On re-organization of the northeastern region of India by the North-Eastern Areas (Reorganisation) Act, 1971, the High Court of Assam and Nagaland was abolished with effect from 21 January 1972 by section 28(1)(a) of the Act. The Courts of Judicial Commissioners for Manipur and Tripura, which were functioning as high courts, were also abolished by section 30(1) of the Act. In place of these three entities, a common high court for five states, named Gauhati High Court, was established by section 28(1)(b) of the Act.
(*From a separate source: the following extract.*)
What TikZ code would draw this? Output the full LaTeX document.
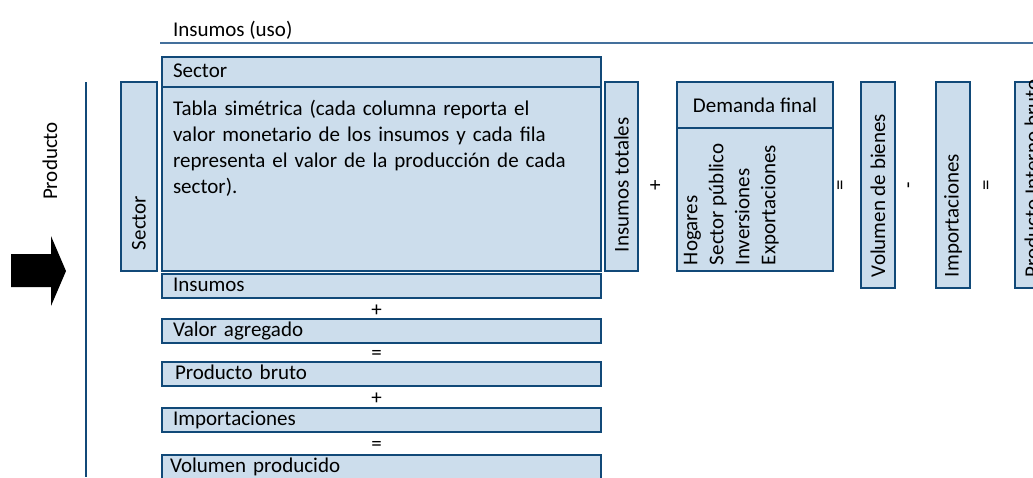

This High Court was given jurisdiction over the then union territories of Arunachal Pradesh and Mizoram by section 32 of the Act.

After Meghalaya, Manipur and Tripura got its High Court, the Gauhati High Court ceased its jurisdiction in these three states.

Principal Seat & Benches

The principal seat of the Gauhati High Court is at Guwahati in Assam. The court has 3 outlying benches. These are:
 The Kohima bench for Nagaland state (established on 1 December 1972)
 The Aizawl bench for Mizoram state (established on 5 July 1990) 
 The Itanagar bench for Arunachal Pradesh state (established on 12 August 2000)

Former benches, now full-fledged high courts:
 The Imphal bench (established on 21 January 1972) (Converted to a High Court in March 2013)
 The Agartala bench established on 24 January 1972) (Converted to a High Court in March 2013)
 The Shillong bench established on 4 September 1974)(Converted to a High Court in March 2013)

The Kohima Bench for Nagaland state

The Kohima Bench is located on the eastern slope of the Ministers’ Hill in the capital city of Nagaland, Kohima. The building where the Kohima Bench is, was earlier a Hostel which was renovated for the Kohima Bench. The inauguration of the Bench at the capital Kohima, was on 1 December 1972, by the Hon’ble Mr. Justice M.C.Pathak.

Permanent Judge for the State of Nagaland 
 Mr. Justice Lanusungkum Jamir (Portfolio Judge)
Elevated as Additional Judge on 22 May 2013.

The Itanagar bench for Arunachal Pradesh state

The Permanent Bench at Itanagar was inaugurated on 12 August 2000 by Hon'ble Chief Justice of the Supreme Court of India, Dr. A.S. Anand at Naharlagun which is located about 13 km. from the capital town, Itanagar.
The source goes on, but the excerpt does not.